Bottom line: Small apartments don’t need smaller desks. They need smarter systems that reduce friction, protect posture, and keep the room calm.


FAQs

Is one desk really enough for work and gaming in a small apartment?

Yes—if the setup is neutral and stable. The desk fails when you create “modes” that require moving hardware. Build one layout where monitor height, viewing distance, and reach zones never change.

What matters more: desk depth or chair quality?

Desk depth is the limiter more often than people want to admit.

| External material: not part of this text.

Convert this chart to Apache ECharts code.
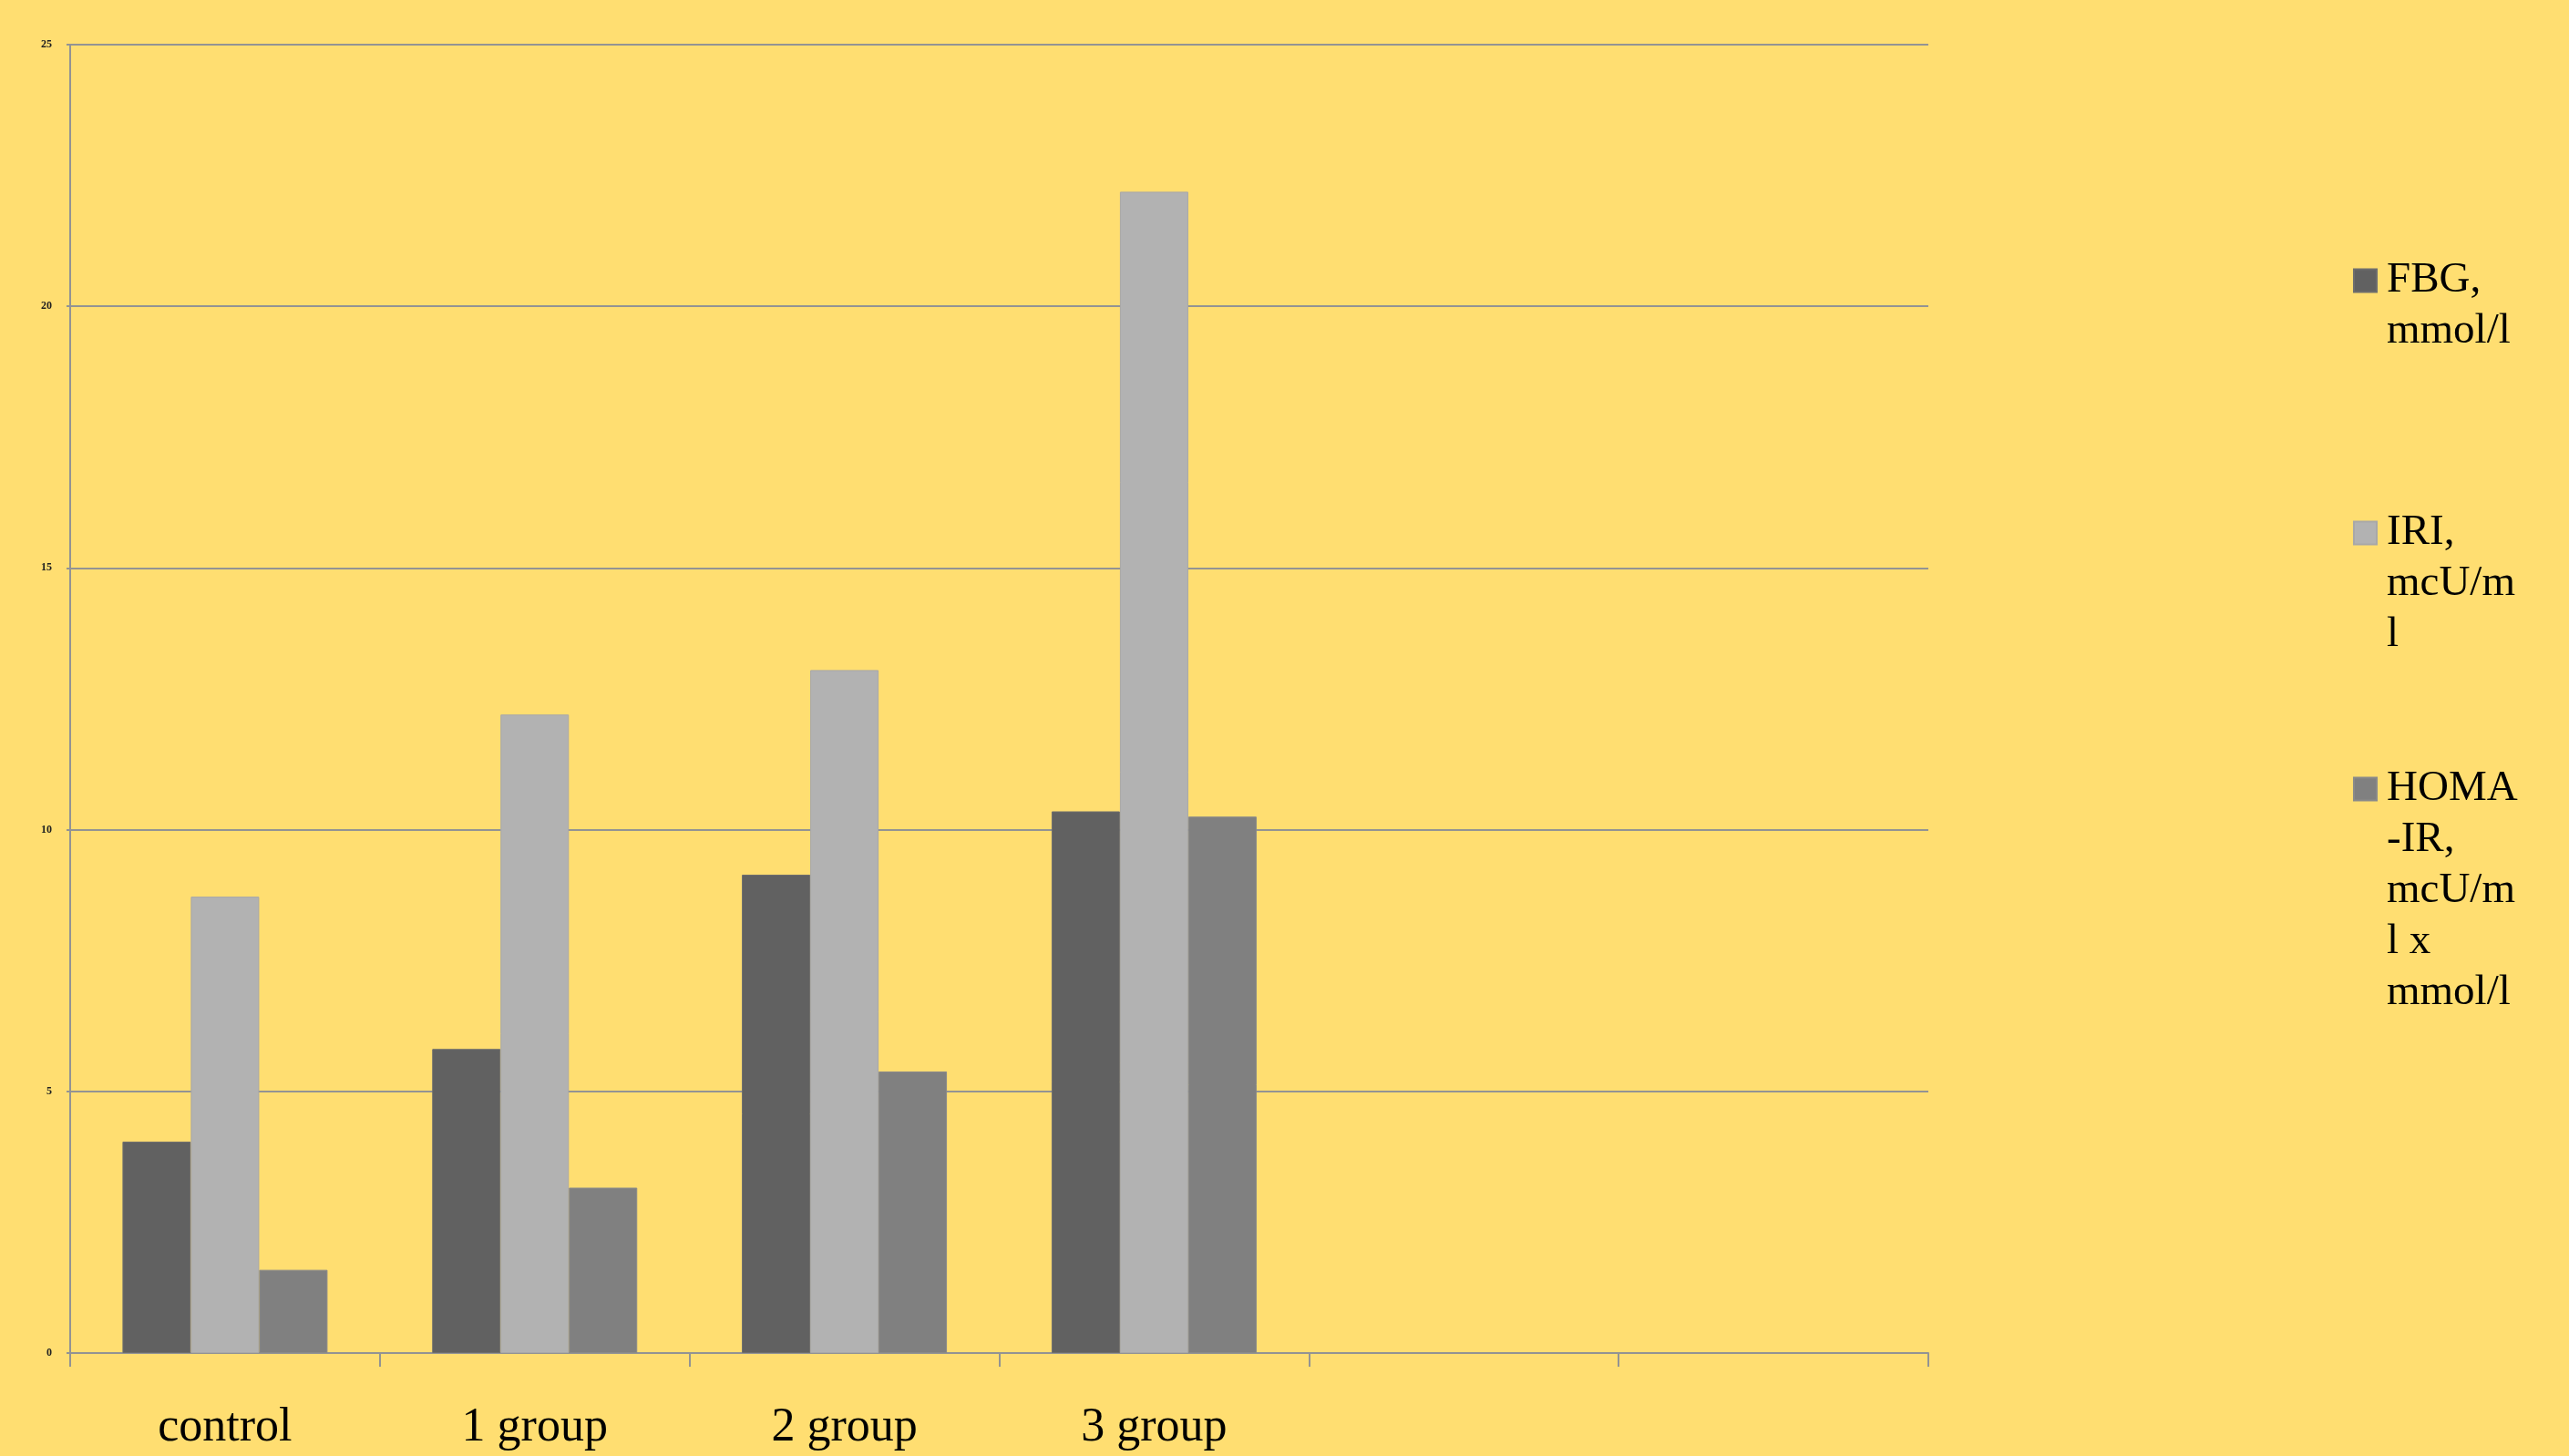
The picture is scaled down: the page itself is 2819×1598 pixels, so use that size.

Chair quality helps, but it can’t fix a monitor that’s too close or a keyboard position that forces wrist extension.

Should I get a standing desk for a small apartment?

Only if it doesn’t add friction. If changing height forces cable rework or causes monitor instability, you’ll stop using it. Most people get better results from correct sitting geometry plus micro-movement.

How do I keep my desk clean if I have no storage?

Zoning plus invisible storage. A small mobile drawer unit, under-desk tray, and one drop zone prevents surface creep. If you can’t reset the desk fast, it will stay cluttered.

What’s the single best upgrade for small apartment setups?

A monitor arm—because it recovers depth, improves posture control, and reduces surface clutter in one move.

Why do I feel more tired at my desk in a small room?

Because small rooms increase visual density and reduce movement. Clutter adds cognitive load (see desk clutter and mental fatigue), and restricted movement increases posture fatigue.